> **TO DO**: Extract each line where the string "matplotlib" shows up.

-- START DATA LINES --

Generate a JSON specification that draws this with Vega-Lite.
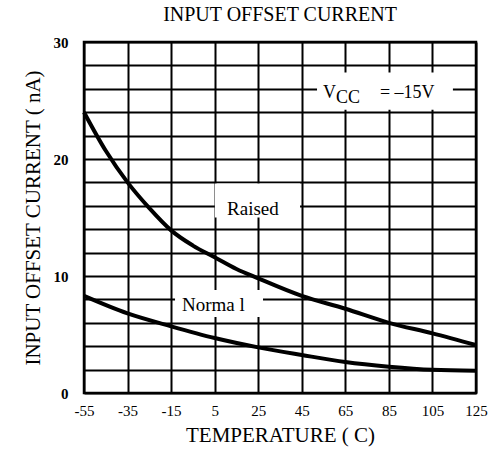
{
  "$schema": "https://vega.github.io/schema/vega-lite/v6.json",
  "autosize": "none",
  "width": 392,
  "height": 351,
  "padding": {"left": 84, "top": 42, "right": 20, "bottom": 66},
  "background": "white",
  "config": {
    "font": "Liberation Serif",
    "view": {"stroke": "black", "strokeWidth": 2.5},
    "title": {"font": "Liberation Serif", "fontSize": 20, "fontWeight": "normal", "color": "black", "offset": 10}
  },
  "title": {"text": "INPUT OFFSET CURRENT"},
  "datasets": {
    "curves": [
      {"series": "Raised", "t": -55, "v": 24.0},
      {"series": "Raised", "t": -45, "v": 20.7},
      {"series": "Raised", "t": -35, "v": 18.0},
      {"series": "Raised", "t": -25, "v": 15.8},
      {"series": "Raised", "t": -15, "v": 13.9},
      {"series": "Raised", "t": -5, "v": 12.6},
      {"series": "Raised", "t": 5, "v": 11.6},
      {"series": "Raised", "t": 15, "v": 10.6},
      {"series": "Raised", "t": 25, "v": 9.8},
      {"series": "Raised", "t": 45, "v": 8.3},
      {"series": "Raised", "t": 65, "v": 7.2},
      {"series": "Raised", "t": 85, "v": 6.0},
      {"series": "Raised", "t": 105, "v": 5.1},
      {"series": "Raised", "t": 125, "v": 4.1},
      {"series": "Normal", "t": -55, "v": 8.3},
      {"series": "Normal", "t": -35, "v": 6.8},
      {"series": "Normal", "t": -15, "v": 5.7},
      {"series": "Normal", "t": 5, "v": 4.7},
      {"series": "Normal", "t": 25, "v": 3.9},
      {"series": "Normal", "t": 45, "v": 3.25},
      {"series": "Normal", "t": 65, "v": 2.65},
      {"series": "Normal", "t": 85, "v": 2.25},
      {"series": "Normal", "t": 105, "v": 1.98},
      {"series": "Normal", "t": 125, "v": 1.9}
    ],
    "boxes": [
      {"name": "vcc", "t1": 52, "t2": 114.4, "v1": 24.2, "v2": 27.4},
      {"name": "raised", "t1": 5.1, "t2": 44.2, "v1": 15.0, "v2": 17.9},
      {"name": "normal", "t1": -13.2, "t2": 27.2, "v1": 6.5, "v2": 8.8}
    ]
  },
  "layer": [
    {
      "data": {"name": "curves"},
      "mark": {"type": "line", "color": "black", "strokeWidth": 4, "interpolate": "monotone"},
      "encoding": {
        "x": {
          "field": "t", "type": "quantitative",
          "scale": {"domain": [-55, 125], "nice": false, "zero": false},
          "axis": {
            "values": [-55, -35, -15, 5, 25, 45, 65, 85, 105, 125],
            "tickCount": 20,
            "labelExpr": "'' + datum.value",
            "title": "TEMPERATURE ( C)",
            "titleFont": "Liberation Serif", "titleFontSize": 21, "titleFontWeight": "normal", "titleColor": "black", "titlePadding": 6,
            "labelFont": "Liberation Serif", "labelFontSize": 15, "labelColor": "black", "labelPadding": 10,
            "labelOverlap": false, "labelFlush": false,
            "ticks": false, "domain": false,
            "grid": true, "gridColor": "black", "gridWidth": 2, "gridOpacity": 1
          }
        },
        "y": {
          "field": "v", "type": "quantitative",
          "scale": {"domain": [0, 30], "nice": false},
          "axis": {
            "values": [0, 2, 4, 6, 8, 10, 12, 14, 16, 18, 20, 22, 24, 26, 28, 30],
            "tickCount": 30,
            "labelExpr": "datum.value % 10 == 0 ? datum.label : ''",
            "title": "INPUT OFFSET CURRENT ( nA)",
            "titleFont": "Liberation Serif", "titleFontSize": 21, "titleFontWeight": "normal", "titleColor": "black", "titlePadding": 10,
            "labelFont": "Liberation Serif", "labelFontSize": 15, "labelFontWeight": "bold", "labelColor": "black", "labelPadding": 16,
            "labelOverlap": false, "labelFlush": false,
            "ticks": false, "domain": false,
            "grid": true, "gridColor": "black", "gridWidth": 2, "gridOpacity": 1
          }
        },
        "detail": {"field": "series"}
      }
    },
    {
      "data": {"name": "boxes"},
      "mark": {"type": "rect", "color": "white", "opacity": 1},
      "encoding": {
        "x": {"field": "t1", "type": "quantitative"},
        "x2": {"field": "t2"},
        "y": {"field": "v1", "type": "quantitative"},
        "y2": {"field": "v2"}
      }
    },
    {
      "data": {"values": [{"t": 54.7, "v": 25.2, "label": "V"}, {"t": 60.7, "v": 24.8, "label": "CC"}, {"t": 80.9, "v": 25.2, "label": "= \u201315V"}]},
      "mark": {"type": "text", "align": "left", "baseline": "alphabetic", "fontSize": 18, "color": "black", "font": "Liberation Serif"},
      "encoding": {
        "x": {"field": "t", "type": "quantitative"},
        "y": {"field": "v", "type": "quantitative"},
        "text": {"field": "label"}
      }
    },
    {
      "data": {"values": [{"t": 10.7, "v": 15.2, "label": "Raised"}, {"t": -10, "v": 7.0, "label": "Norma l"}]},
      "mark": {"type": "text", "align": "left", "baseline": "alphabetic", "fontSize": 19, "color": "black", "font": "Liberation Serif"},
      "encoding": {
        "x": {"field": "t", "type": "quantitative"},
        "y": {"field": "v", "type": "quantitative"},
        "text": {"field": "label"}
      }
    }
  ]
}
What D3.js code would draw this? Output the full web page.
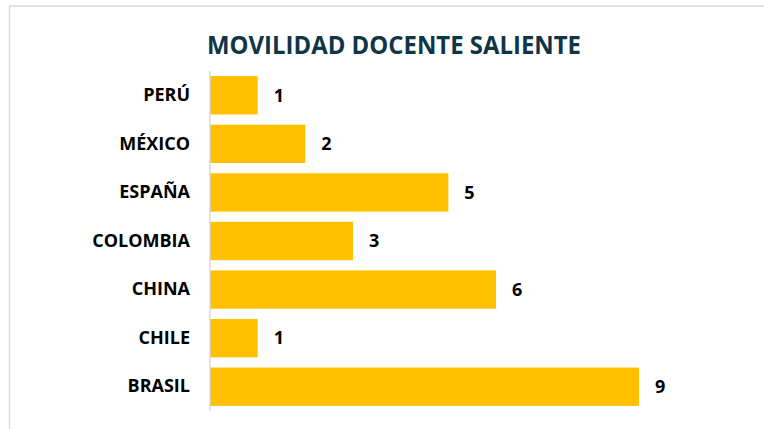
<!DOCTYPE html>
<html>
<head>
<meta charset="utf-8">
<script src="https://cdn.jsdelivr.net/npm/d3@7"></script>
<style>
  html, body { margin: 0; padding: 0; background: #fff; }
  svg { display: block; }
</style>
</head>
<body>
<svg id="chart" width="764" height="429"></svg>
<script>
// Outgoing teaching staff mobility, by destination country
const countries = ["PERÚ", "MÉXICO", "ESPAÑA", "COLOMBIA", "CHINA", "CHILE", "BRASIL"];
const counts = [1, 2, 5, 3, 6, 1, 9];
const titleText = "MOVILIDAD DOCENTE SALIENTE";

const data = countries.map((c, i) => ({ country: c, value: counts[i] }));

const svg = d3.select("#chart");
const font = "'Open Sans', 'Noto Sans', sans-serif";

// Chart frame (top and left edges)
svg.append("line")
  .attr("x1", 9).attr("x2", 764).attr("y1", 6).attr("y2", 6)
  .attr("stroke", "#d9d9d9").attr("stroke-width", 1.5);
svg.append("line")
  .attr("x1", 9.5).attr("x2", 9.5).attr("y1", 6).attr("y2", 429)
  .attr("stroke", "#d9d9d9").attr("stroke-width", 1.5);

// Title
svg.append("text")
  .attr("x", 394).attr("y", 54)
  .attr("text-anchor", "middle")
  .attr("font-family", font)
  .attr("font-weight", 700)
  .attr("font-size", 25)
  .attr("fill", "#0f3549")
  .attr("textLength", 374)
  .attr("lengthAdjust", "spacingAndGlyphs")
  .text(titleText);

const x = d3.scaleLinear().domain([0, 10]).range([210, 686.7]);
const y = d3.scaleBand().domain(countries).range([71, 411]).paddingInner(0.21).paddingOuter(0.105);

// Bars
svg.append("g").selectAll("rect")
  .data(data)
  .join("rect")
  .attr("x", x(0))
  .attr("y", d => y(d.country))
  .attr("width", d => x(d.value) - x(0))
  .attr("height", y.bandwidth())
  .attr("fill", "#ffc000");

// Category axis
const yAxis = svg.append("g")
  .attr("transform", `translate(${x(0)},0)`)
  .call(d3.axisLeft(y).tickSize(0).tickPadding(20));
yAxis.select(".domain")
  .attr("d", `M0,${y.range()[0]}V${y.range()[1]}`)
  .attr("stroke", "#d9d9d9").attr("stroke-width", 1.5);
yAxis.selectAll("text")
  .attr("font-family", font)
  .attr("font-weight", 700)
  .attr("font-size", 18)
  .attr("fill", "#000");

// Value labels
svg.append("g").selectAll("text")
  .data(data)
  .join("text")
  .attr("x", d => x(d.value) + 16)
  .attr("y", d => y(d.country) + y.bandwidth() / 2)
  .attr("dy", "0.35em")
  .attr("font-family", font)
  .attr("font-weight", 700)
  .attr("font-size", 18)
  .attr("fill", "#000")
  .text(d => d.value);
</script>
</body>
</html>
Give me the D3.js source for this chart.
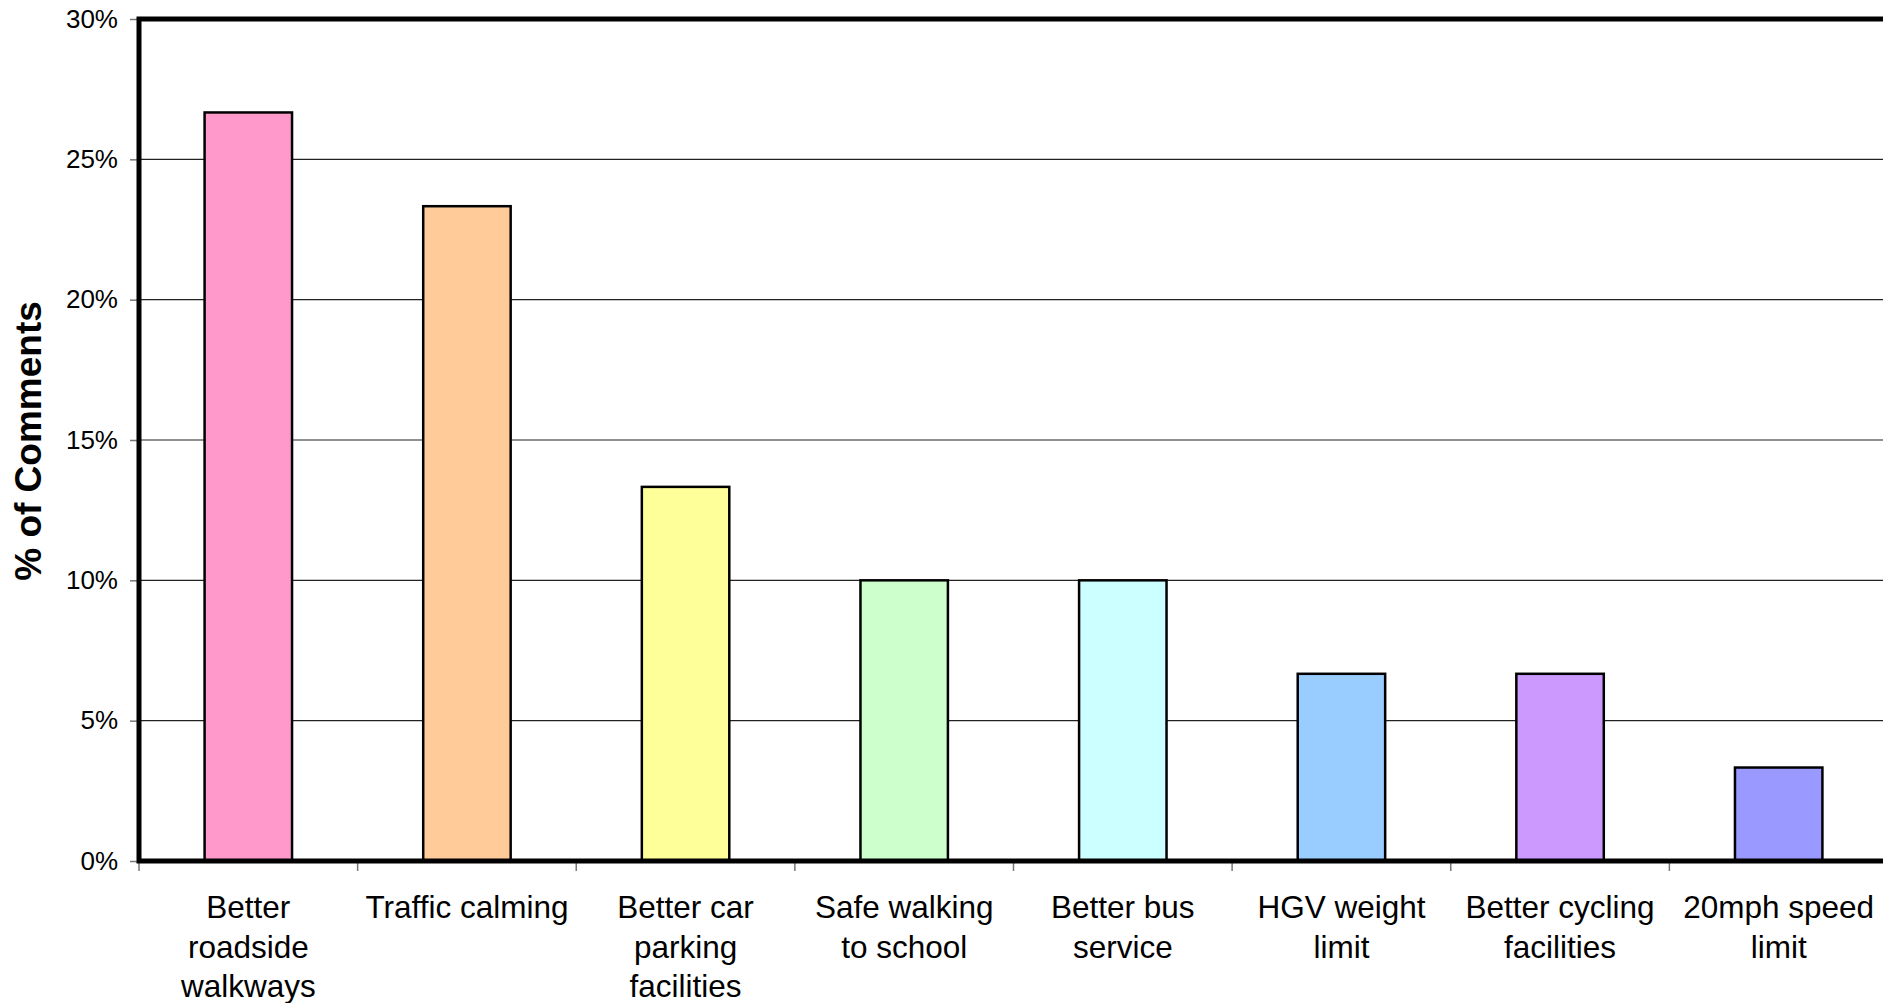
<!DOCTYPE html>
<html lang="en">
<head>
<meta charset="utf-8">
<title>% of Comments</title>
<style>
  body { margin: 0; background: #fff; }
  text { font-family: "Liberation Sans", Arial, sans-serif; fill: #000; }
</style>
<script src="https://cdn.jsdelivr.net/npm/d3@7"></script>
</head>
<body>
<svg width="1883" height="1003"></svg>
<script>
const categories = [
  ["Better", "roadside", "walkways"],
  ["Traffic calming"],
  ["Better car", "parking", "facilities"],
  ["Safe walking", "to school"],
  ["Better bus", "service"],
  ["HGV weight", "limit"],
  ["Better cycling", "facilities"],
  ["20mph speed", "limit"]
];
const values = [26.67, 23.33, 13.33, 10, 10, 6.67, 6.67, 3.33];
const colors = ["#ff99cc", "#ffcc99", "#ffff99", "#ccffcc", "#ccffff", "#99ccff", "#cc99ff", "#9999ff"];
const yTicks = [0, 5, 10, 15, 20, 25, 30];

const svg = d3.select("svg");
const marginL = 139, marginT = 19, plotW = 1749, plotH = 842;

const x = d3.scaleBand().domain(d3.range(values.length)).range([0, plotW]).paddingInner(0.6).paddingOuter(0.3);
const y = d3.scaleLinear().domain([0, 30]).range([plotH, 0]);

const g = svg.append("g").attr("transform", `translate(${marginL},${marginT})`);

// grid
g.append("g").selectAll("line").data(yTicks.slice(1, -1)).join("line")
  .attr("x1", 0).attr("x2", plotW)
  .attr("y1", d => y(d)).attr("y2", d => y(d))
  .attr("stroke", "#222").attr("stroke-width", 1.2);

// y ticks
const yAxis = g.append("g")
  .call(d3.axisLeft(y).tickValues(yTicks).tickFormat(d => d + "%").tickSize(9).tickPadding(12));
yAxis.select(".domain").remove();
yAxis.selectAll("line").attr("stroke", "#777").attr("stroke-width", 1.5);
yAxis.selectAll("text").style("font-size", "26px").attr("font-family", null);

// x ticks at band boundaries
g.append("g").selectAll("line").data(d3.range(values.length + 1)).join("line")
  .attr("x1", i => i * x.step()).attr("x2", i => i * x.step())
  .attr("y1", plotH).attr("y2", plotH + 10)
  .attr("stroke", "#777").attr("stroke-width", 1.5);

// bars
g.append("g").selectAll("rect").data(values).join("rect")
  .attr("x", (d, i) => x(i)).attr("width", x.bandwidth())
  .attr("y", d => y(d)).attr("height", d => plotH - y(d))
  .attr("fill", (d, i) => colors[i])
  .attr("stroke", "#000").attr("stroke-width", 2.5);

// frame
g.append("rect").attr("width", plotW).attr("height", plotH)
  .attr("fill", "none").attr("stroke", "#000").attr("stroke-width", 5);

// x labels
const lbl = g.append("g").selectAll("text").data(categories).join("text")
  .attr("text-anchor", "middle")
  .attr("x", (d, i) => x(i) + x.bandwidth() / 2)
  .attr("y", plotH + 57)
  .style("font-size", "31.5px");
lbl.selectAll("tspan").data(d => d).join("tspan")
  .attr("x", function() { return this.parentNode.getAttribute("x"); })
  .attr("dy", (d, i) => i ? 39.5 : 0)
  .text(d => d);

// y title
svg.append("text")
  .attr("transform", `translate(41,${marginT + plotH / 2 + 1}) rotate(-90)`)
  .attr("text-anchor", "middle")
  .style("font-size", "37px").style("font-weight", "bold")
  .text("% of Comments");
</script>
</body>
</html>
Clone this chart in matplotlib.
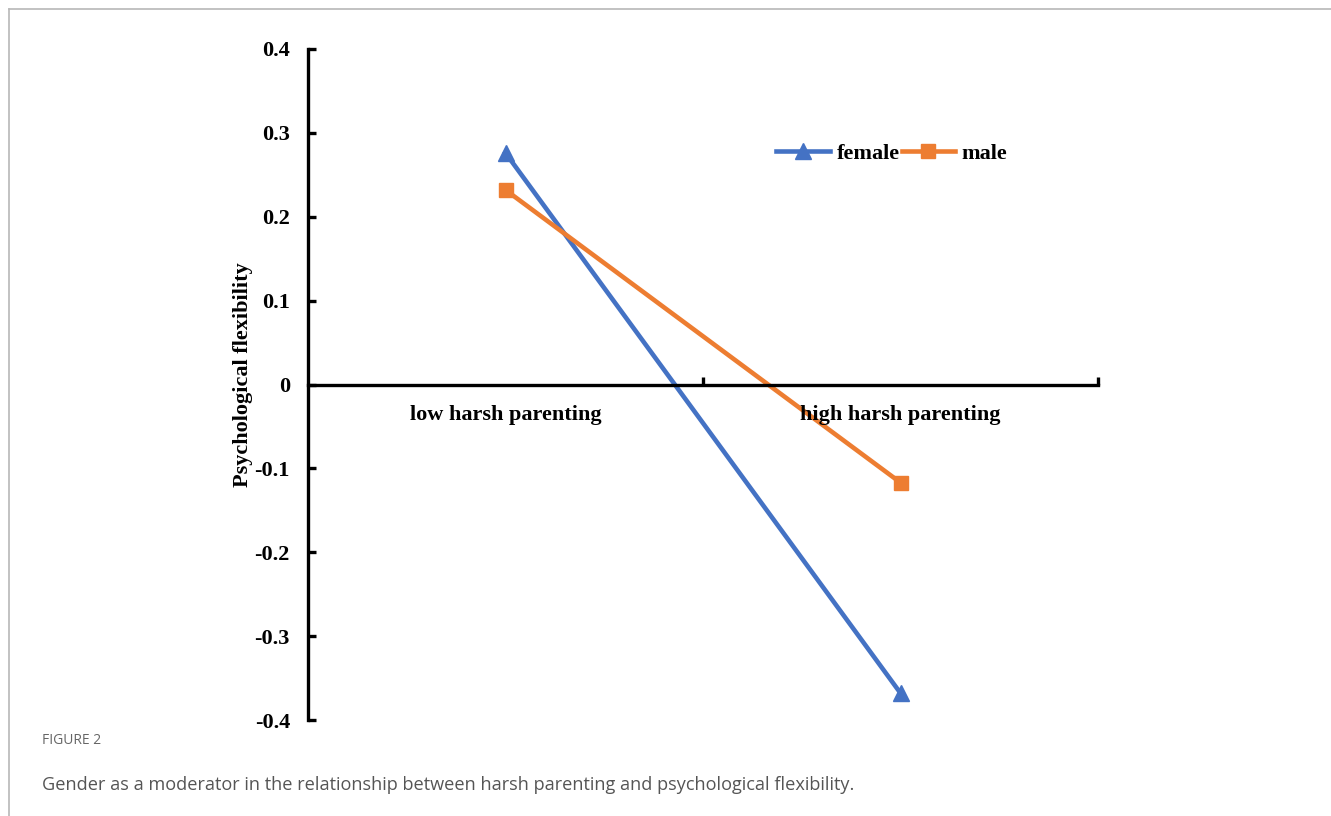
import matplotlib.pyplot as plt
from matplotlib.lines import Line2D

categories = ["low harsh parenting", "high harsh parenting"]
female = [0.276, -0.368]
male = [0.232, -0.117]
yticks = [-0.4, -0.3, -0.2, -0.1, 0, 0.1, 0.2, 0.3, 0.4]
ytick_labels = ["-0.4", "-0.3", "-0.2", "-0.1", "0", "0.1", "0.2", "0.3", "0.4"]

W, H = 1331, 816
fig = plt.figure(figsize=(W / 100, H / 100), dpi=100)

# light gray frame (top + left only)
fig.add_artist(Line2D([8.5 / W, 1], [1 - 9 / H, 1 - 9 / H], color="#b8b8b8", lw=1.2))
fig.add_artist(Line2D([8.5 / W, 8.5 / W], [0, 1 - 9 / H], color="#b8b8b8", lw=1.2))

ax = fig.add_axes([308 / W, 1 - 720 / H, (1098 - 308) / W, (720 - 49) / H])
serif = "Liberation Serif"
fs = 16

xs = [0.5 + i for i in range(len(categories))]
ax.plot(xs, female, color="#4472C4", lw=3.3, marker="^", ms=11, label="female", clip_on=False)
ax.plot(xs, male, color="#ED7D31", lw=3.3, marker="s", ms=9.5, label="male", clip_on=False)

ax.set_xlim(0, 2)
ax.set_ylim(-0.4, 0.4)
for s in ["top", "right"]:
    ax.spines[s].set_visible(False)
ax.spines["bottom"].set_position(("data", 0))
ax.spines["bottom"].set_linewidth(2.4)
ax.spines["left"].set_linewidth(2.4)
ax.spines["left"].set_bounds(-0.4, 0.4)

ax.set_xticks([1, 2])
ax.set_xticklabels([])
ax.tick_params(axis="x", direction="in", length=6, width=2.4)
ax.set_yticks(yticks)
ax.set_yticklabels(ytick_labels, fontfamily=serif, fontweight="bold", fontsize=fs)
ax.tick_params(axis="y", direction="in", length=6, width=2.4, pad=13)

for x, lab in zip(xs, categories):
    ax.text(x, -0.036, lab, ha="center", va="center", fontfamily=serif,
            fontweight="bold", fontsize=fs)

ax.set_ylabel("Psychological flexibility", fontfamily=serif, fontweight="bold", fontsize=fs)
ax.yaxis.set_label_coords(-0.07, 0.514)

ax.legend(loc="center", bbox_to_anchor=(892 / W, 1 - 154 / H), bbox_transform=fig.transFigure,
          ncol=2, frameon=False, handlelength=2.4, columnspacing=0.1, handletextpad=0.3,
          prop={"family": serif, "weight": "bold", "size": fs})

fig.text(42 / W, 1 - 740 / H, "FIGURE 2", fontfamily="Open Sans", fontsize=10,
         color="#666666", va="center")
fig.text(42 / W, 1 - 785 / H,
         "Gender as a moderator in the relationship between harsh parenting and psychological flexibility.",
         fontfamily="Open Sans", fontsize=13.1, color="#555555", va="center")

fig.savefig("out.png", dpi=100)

-- END DATA LINES --

> **TASK RESPONSE**:
Clone this chart in matplotlib.
import matplotlib.pyplot as plt
from matplotlib.lines import Line2D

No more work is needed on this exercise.